The man in the suit stepped forward. “I’m an attorney with Island Memorial. Your husband’s been implicated in the death Daphne Fischer.”

“I’m aware of that,” she said. “But he’s in a coma. One, I’ve been told, he won’t recover from. It’s his right to request a DNR designation.”

“Do you have documentation of this request?” the lawyer asked.

“We hadn’t yet created our living wills,” she said. “But I’ll declare it under oath. That was his intention.”

“You can see how this looks, Mrs. Turnbull,” the lawyer said.

“It’s Pete,” she said. “Millie Poppy Pete. Always has been.”

The doctors looked uncomfortable, but remained silent.

“Okay, then, Ms. Pete,” the lawyer said. “Your husband’s an accessory in the murder of your granddaughter’s friend. His own grandson, now deceased, is also accused. The police notified us moments ago.”

“What are you saying, exactly?” I asked.

“And you are?” he said.

“Elliott Lisbon with the Ballantyne Foundation,” I said. “A close family friend.”

“Perhaps we should discuss this in private,” he said to Millie Poppy.

“Are you implying I want to pull the plug on my husband because he buried a girl in my roses or because I’m the only person left to inherit and I don’t want to wait for him to die on his own?”

“I’m not imply—” the lawyer said.

“How long can he live like this?” Millie Poppy said.

The older doctor cleared his throat. “We can’t be sure. He has minimal brain function.”

“Can he survive without the ventilator?” she asked.

“No, ma’am,” the doctor said. “It’s unlikely.”
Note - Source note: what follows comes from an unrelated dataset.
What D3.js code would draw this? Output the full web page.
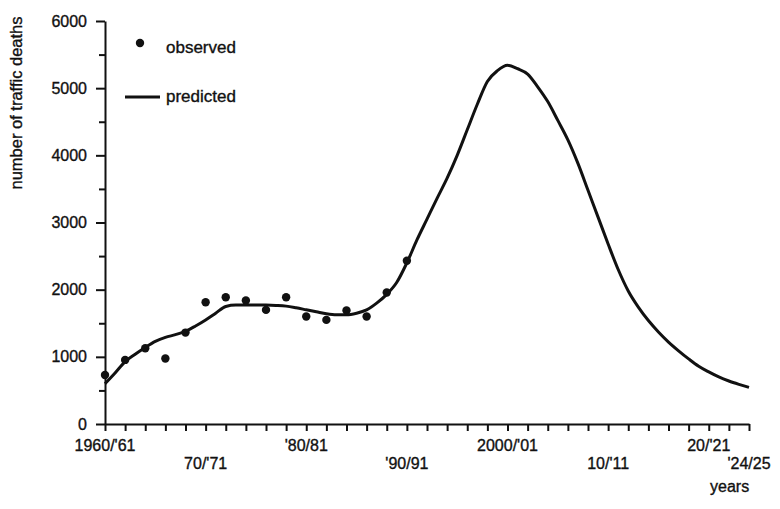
<!DOCTYPE html>
<html>
<head>
<meta charset="utf-8">
<script src="https://cdn.jsdelivr.net/npm/d3@7"></script>
<style>
  body { margin: 0; background: #fff; }
  text { font-family: "Liberation Sans", Arial, sans-serif; fill: #111; stroke: #111; stroke-width: 0.35px; }
</style>
</head>
<body>
<div id="chart"></div>
<script>
var width = 780,
    height = 509;

// observed, every second season 1960/61 .. 1990/91
var obsYears = [1960, 1962, 1964, 1966, 1968, 1970, 1972, 1974, 1976, 1978, 1980, 1982, 1984, 1986, 1988, 1990];
var obsDeaths = [730, 954, 1128, 975, 1361, 1813, 1888, 1838, 1699, 1888, 1600, 1550, 1689, 1600, 1957, 2430];

// predicted curve, one value per season
var predYears = d3.range(1960, 2025);
var predDeaths = [
  600, 760, 930, 1040, 1140, 1230, 1290, 1330, 1380, 1460,
  1550, 1650, 1750, 1770, 1770, 1770, 1770, 1765, 1755, 1730,
  1700, 1670, 1640, 1625, 1625, 1650, 1700, 1800, 1930, 2110,
  2400, 2740, 3050, 3360, 3660, 4000, 4380, 4760, 5100, 5260,
  5340, 5290, 5210, 5020, 4800, 4520, 4230, 3880, 3480, 3080,
  2680, 2300, 1980, 1740, 1540, 1370, 1220, 1090, 970, 860,
  775, 700, 640, 590, 545
];

var xLabelYears = [1960, 1970, 1980, 1990, 2000, 2010, 2020, 2024];
var xLabelText = ["1960/'61", "70/'71", "'80/81", "'90/91", "2000/'01", "10/'11", "20/'21", "'24/25"];
var xLabelRow = [0, 1, 0, 1, 0, 1, 0, 1];

var yTicks = [0, 1000, 2000, 3000, 4000, 5000, 6000];
var yMinorTicks = [500, 1500, 2500, 3500, 4500, 5500];

var svg = d3.select('#chart').append('svg')
    .attr('width', width)
    .attr('height', height);

var x = d3.scaleLinear().domain([1960, 2024]).range([105, 749]);
var y = d3.scaleLinear().domain([0, 6000]).range([424, 21]);

function styleAxis(g) {
    g.selectAll('path, line').attr('stroke', '#111').attr('stroke-width', 2);
    g.selectAll('text')
        .attr('fill', '#111')
        .style('font-size', '16px')
        .style('font-family', '"Liberation Sans", Arial, sans-serif');
}

// y axis
svg.append('g')
    .attr('transform', 'translate(' + x(1960) + ',0)')
    .call(d3.axisLeft(y).tickValues(yMinorTicks).tickSize(6).tickFormat('').tickSizeOuter(0))
    .call(styleAxis)
    .select('.domain').remove();
svg.append('g')
    .attr('transform', 'translate(' + x(1960) + ',0)')
    .call(d3.axisLeft(y).tickValues(yTicks).tickSize(9).tickPadding(9).tickSizeOuter(0)
        .tickFormat(d3.format('d')))
    .call(styleAxis);

// x axis
svg.append('g')
    .attr('transform', 'translate(0,' + y(0) + ')')
    .call(d3.axisBottom(x).tickValues(d3.range(1960, 2025, 2)).tickSize(7).tickFormat('').tickSizeOuter(0))
    .call(styleAxis);

svg.selectAll('.xlabel')
    .data(xLabelYears)
    .enter().append('text')
    .attr('class', 'xlabel')
    .attr('x', function(d) { return x(d); })
    .attr('y', function(d, i) { return xLabelRow[i] ? 469 : 451; })
    .attr('text-anchor', 'middle')
    .style('font-size', '16px')
    .text(function(d, i) { return xLabelText[i]; });

svg.append('text')
    .attr('x', 710)
    .attr('y', 492)
    .style('font-size', '16px')
    .text('years');

svg.append('text')
    .attr('transform', 'translate(22,103) rotate(-90)')
    .attr('text-anchor', 'middle')
    .style('font-size', '16.5px')
    .text('number of traffic deaths');

// predicted line
var line = d3.line()
    .x(function(d) { return x(d[0]); })
    .y(function(d) { return y(d[1]); })
    .curve(d3.curveMonotoneX);

svg.append('path')
    .datum(predYears.map(function(yr, i) { return [yr, predDeaths[i]]; }))
    .attr('d', line)
    .attr('fill', 'none')
    .attr('stroke', '#111')
    .attr('stroke-width', 3)
    .attr('stroke-linejoin', 'round');

// observed points
svg.selectAll('.obs')
    .data(obsYears)
    .enter().append('circle')
    .attr('class', 'obs')
    .attr('cx', function(d) { return x(d); })
    .attr('cy', function(d, i) { return y(obsDeaths[i]); })
    .attr('r', 4.2)
    .attr('fill', '#111');

// legend
svg.append('circle').attr('cx', 140).attr('cy', 43).attr('r', 4.2).attr('fill', '#111');
svg.append('text').attr('x', 166).attr('y', 53).style('font-size', '17px').text('observed');
svg.append('line').attr('x1', 125).attr('x2', 160).attr('y1', 97).attr('y2', 97)
    .attr('stroke', '#111').attr('stroke-width', 3);
svg.append('text').attr('x', 166).attr('y', 102).style('font-size', '17px').text('predicted');
</script>
</body>
</html>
“My inheritance is no matter,” Millie Poppy said. “Most of the money is mine, anyway. He’s my husband and I have rights. You cannot simply let him languish because he might also be a criminal.”

“Excuse us a moment.” The three men stepped into the hall to confer.

“Are you doing this for the right reasons?” I whispered to Millie Poppy. “Let the system work. You can’t rush his death.”

“Oh, yes I can,” she said.

The men returned with the older doctor taking lead. “I’m sorry, Mrs. Turnbull, we’ll need to refer this to a judge. You should retain legal counsel.”

“Again, my inheritance is no matter, gentlemen,” she said. “I’m not removing him from life support for personal gain. He’s DNR. You’re the ones with financial motive. How much does it cost to leave him here hooked up?”

“That’s a discussion for another time,” the lawyer said.

“Minimum care, right? Doesn’t cost but a small amount of IV bag changing, take his vitals every so often. Yet, I bet you’ll charge about fifty thousand dollars a day to keep him alive. Against his wishes. Pretty good racket. You’ll make millions. Sounds like you have more motive to keep him alive than I do to sign the DNR.”

“Like I said, you’ll likely want to get yourself an attorney.” The older doctor led the other two out of the room. The door softly swished closed.

“Let him rot,” Millie Poppy said. She grabbed her handbag and walked to the door.

True to her word, she didn’t look back.